İsrail’in Gazze ve Batı Şeria’da insan hakları ve uluslararası hukuk ihlalleri gerçekleştirdiğini ortaya koyan raporda, Gazze’de yoğun askeri operasyonlar yürütüldüğü, Batı Şeria’da yerleşimlerin genişletildiği, şiddet ve keyfi gözaltıların arttığı vurgulanıyor.
AB dışişleri bakanları, anlaşmanın, ikinci maddesi gereği askıya alınmasını öneren raporu liderler zirvesine taşıdı. Hollanda, İrlanda, İspanya, Portekiz, Belçika ve Fransa gibi ülkeler bu görüşü desteklerken; Almanya, Avusturya, Çekya ve Macaristan süreci engelledi. Almanya, İsrail’le tarihsel bağlarını gerekçe göstererek kararın temmuzdaki toplantıya ertelenmesini savundu. Diplomatlar, Almanya’nın tutumunun değişmesini beklemiyor.
Türkiye-Libya anlaşmasına eleştiri
AB devlet ve hükümet başkanları, Türkiye’nin 2019’da Libya ile imzaladığı deniz yetki alanlarını kapsayan Mutabakat Zaptı’nın “üçüncü devletlerin egemenlik haklarını ihlal ettiğini” belirterek, hukuki geçerliliğini tanımadıklarını açıkladı.

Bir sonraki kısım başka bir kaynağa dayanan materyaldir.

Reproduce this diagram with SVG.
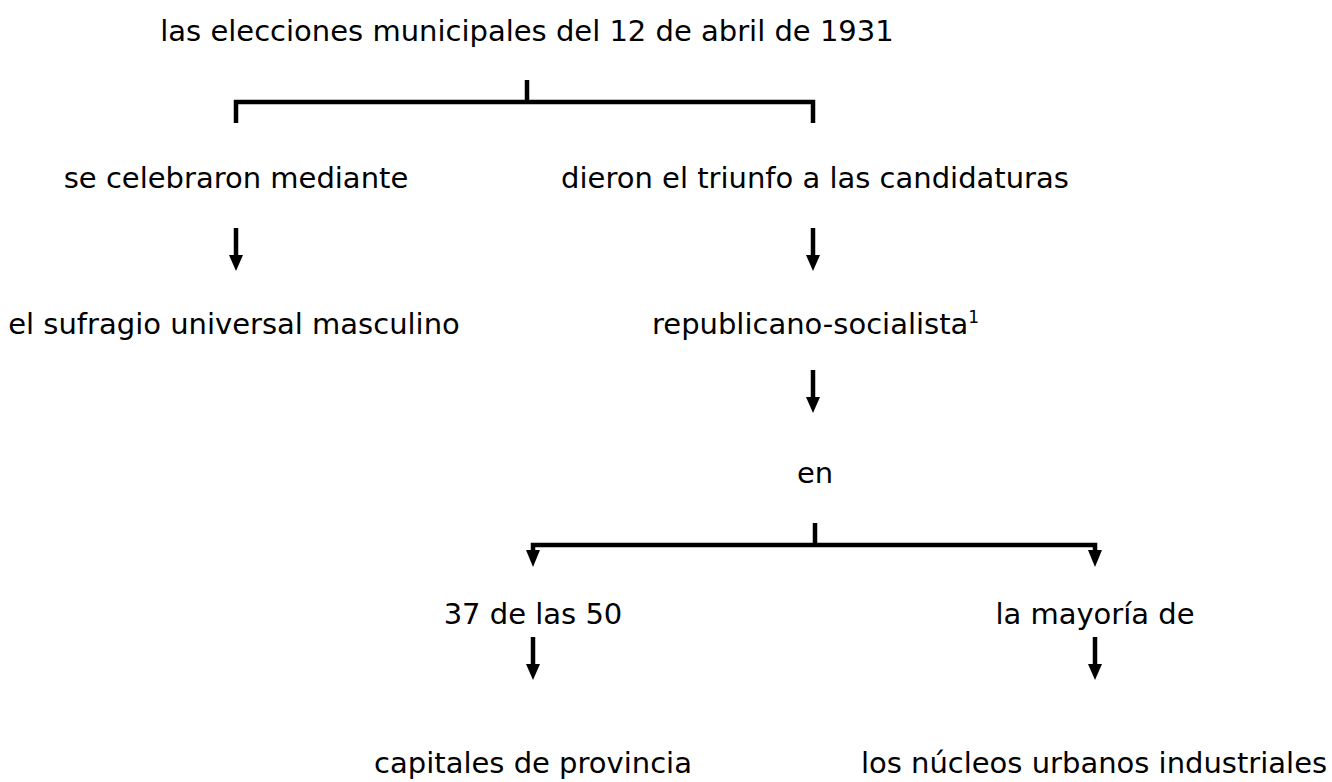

Bu çıkış, Yunanistan’daki Başbakan Kiryakos Miçotakis ile Milli Savunma Bakanı Nikos Dendias arasında yaşanan rekabetin bir yansıması. İki siyasetçi de Türkiye’ye yönelik sert çıkışlarla siyasi puan kazanma yarışına girmiş durumda. Dendias, NATO belgelerinde 31-1 kalmasına rağmen “Türk Boğazları” kelimesinin kullanılmasına ve ifadesine karşı çıkarken; Miçotakis, AB’nin Türkiye ile güvenlik iş birliği belgesini veto edebileceğini öne sürdü. Dendias da TBMM’nin 8 Haziran 1995’te Yunanistan’ın tek taraflı karasu tanıma eyleminin bir casus belli, yani savaş sebebi oluşturacağı yönündeki kararını hatırlatarak, Türkiye’nin AB’nin SAFE programına katılımını ve AB ile Türkiye arasında güvenlik anlaşmasının imzalanmasını veto edebileceğini belirtiyor.
Oysa, 10,5 milyon nüfuslu Yunanistan’da Başbakan’ın, Avrupa Yoksullukla Mücadele Ağı’na göre ülkesinde yoksulluk sınırında yaşayan 2,6 milyon insana çözüm üretmesi gerekiyor. Keza Savunma Bakanı Dendias da, başbakan olması halinde ülkesinde çığ gibi artan ırkçılıkla nasıl mücadele edeceğinin ipuçlarını verse daha hayırlı olur. Zira Yunanistan Irkçılıkla Mücadele Kayıt Ağı RVRN’in verilerine göre, ülkede yabancı düşmanlığı %26 oranında artmış durumda. Irkçılığın en yoğun yaşandığı bölgeler sırasıyla Atina (Attika), Selanik, Evros ve Kos olarak sıralanıyor.
Yunan mitolojisinde Zeus ve Temis’in kızı İrini yani barış tanrıçası vardı. Aristofanes’in “Barış” isimli eseriyse, bugün bile sahnelenmekte... Aslında, Yunanistan’la ilgili değişmeyen tek gerçek şu: Atina Akropolisi, Delphi Antik Kenti, Knossos Sarayı, Olympia veya Miken’de mermerler üzerinde yürüyen siteyi medeni şekilde yöneten Yunanlılarla bugünkü hükümet üyeleri arasında hiçbir soy bağı kalmamış gibi.
Miçotakis Hükümeti, adeta Renault 12 anahtarıyla kulağını kaşıyan, işçi olmadığını göstermek için serçe parmağında tırnak uzatan insanların kravat takmış versiyonunu andırmıyor değil.